The Province of Rwanda has ruled that women may be ordained in Rwanda but this ruling, because it is within the Doctrine of Reception, does not require a bishop who does not accept the innovation of women priests to ordain women or even license women to be under his pastoral care as Father-in God. In the Mother Church of the Anglican Communion, the Church of England, there are Bishops known as Provincial Episcopal Visitors who minister to parishes which do not receive the ministry of their territorial, diocesan Bishop, because he ordains women. The aim here is to maintain two integrities while the process of reception is continuing.
For the Bishops of the AMiA, who are committed to one integrity, that of maintaining historic catholic order, to move into another (which is what the ACiC and ACiA contain) and function there, as if they were also of that integrity, is clearly contrary to right reason and to good ecclesial practice. It is to conflate two integrities into one. Also it contravenes the conciliar decision of the Anglican Communion in its adoption of the Doctrine of Reception. And it undermines the possibility of harmonious working relations in the long term in the Anglican Mission in the Americas (plural).
I suggest that to put matters right Rwanda should provide immediately a bishop who belongs to the new integrity so that he or she can minister to the ACiC and ACiA. And, as part of the pain of the modern Anglican situation, let it be understood that Bishop will not be able to minister within the AMiA, once he has ordained a women as a priest.
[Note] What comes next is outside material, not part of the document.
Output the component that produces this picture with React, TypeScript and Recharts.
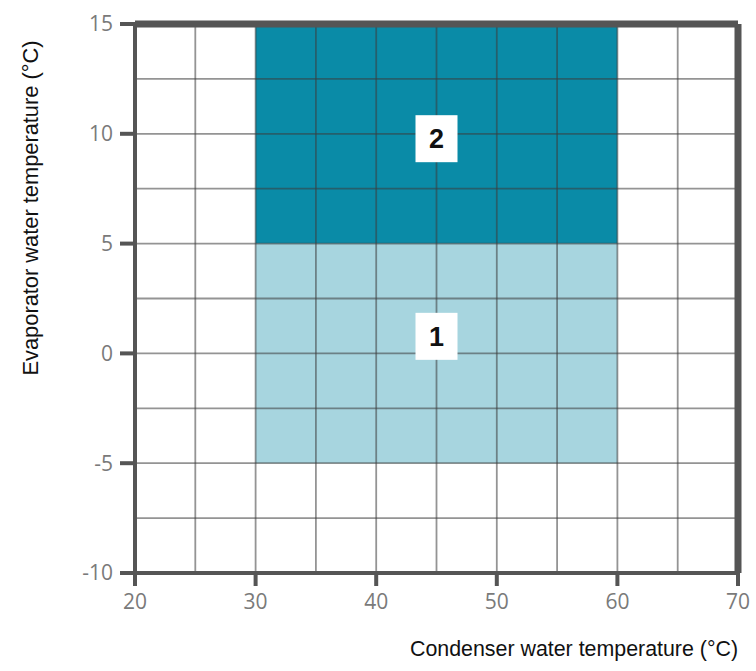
import {
  ScatterChart,
  XAxis,
  YAxis,
  ReferenceArea,
  ReferenceLine,
  ReferenceDot,
} from "recharts";

const xTicks = [20, 30, 40, 50, 60, 70];
const yTicks = [-10, -5, 0, 5, 10, 15];
const xGrid = [25, 30, 35, 40, 45, 50, 55, 60, 65];
const yGrid = [-7.5, -5, -2.5, 0, 2.5, 5, 7.5, 10, 12.5];
const xEdge = [70];
const yEdge = [15];

const zoneNames = ["1", "2"];
const zoneX1 = [30, 30];
const zoneX2 = [60, 60];
const zoneY1 = [-5, 5];
const zoneY2 = [5, 15];
const zoneLabelX = [45, 45];
const zoneLabelY = [0.8, 9.8];

const zoneFills = ["#A7D5DF", "#0A8BA7"];
const frame = "#555555";
const tickColor = "#7a7a7a";
const titleFont = "'Liberation Sans', Arial, sans-serif";
const frameLine = { stroke: frame, strokeWidth: 4, strokeLinecap: "square" as const };

const LabelBox = (props: any) => {
  const { cx, cy, name } = props;
  return (
    <g>
      <rect x={cx - 21} y={cy - 23} width={42} height={47} fill="#ffffff" />
      <text
        x={cx}
        y={cy + 10}
        textAnchor="middle"
        fontFamily="'Liberation Sans', Arial, sans-serif"
        fontWeight="bold"
        fontSize={27}
        fill="#111"
      >
        {name}
      </text>
    </g>
  );
};

export default function App() {
  const tick = { fill: tickColor, fontSize: 21, fontFamily: "'Open Sans', sans-serif" };
  return (
    <div style={{ position: "absolute", left: 0, top: 0, background: "#fff" }}>
      <ScatterChart width={756} height={671} margin={{ top: 24, right: 18, bottom: 0, left: 0 }}>
        <XAxis
          type="number"
          dataKey="x"
          domain={[20, 70]}
          ticks={xTicks}
          interval={0}
          tick={tick}
          tickSize={13}
          tickMargin={8}
          height={98}
          axisLine={frameLine}
          tickLine={{ stroke: frame, strokeWidth: 4 }}
          allowDataOverflow
          label={{
            content: ({ viewBox }: any) => (
              <text
                x={viewBox.x + viewBox.width}
                y={viewBox.y + 83}
                textAnchor="end"
                fontFamily={titleFont}
                fontSize={22}
                textLength={328}
                lengthAdjust="spacingAndGlyphs"
                fill="#111"
              >
                Condenser water temperature (°C)
              </text>
            ),
          }}
        />
        <YAxis
          type="number"
          dataKey="y"
          domain={[-10, 15]}
          ticks={yTicks}
          interval={0}
          tick={tick}
          tickSize={15}
          tickMargin={7}
          width={135}
          axisLine={frameLine}
          tickLine={{ stroke: frame, strokeWidth: 4 }}
          allowDataOverflow
          label={{
            content: ({ viewBox }: any) => (
              <text
                x={viewBox.x + 38}
                y={viewBox.y + 184}
                textAnchor="middle"
                transform={`rotate(-90 ${viewBox.x + 38} ${viewBox.y + 184})`}
                fontFamily={titleFont}
                fontSize={22}
                textLength={335}
                lengthAdjust="spacingAndGlyphs"
                fill="#111"
              >
                Evaporator water temperature (°C)
              </text>
            ),
          }}
        />
        {zoneNames.map((n, i) => (
          <ReferenceArea
            key={`z${n}`}
            x1={zoneX1[i]}
            x2={zoneX2[i]}
            y1={zoneY1[i]}
            y2={zoneY2[i]}
            fill={zoneFills[i]}
            fillOpacity={1}
            stroke="none"
          />
        ))}
        {xGrid.map((v) => (
          <ReferenceLine key={`gx${v}`} x={v} stroke="rgba(60,60,60,0.55)" strokeWidth={1.8} />
        ))}
        {yGrid.map((v) => (
          <ReferenceLine key={`gy${v}`} y={v} stroke="rgba(60,60,60,0.55)" strokeWidth={1.8} />
        ))}
        {xEdge.map((v) => (
          <ReferenceLine key={`ex${v}`} x={v} stroke={frame} strokeWidth={7} />
        ))}
        {yEdge.map((v) => (
          <ReferenceLine key={`ey${v}`} y={v} stroke={frame} strokeWidth={7} />
        ))}
        {zoneNames.map((n, i) => (
          <ReferenceDot
            key={`l${n}`}
            x={zoneLabelX[i]}
            y={zoneLabelY[i]}
            r={20}
            shape={(p: any) => <LabelBox {...p} name={n} />}
          />
        ))}
      </ScatterChart>
    </div>
  );
}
As Anglicans we cannot escape the situation we have knowingly walked into—maintaining two integrities on ordination until we all agree as to the mind of the Lord—and we need to be clear that this situation cannot be treated as a problem in business which the “chairman” and “CEO” can solve by decisions from on high. It has to be solved in ecclesial ways and that is what The Eames Commission sought to describe. We may not like these ways but we have to live with them as Anglicans within the Communion of Churches.